The Sweetness of My Son...and a reminder of reality!

Yesterday, I had a wonderful experience as I was getting ready to leave for work.  On a typical day, John Gannon is whining because I had to wake him up and is pleading with me in that high-crying pitch voice, "PLEASE let me lay back down and get my nap over with."  Of course, this never happens during the day when I am home or need a break! Meanwhile, little Jackson is crying in an effort to tell me he hates being strapped into a carseat and the he prefers to be mobile--"I mean, goodness moma, get me out of these straps and let me crawl around.  I have stuff I need to put in my mouth!"  And me, well I am just trying to remember to grab my lunch, keys, purse, and make it out the door with all of that and both children.

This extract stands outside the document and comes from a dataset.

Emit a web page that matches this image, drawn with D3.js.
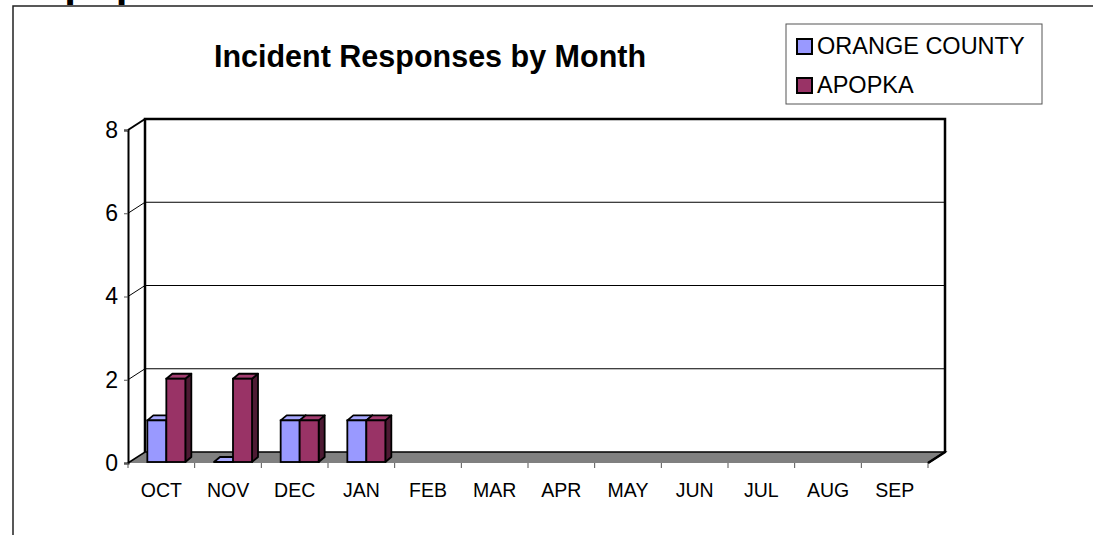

But Friday was different.  John Gannon woke up in a peaceful mood, telling stories and laughing.  Jackson was content in the carseat, and I only had to grab my purse--keys were stapped on it and I had my lunch already at work.  As we were getting ready to walk toward the door--John Gannon in the lead--he says "Moma you look pretty."  I thought I was hallucinating--I mean, he wasn't even looking at me so I thought I had surely mistaken.  So in my motherly voice I asked "Huh?"  He said, "You look pretty today."  Well, my heart just melted!  I immediately knew that I had to reinforce this behavior--his future wife would definately thank me one day!  So, I leaned over, touched his shoulders and said "John Gannon, thank you so much, that is such a nice..." and about that time, he opened the door, and it popped me right in the head.  So much for the sweetness, and welcome back to that reality of a typical morning!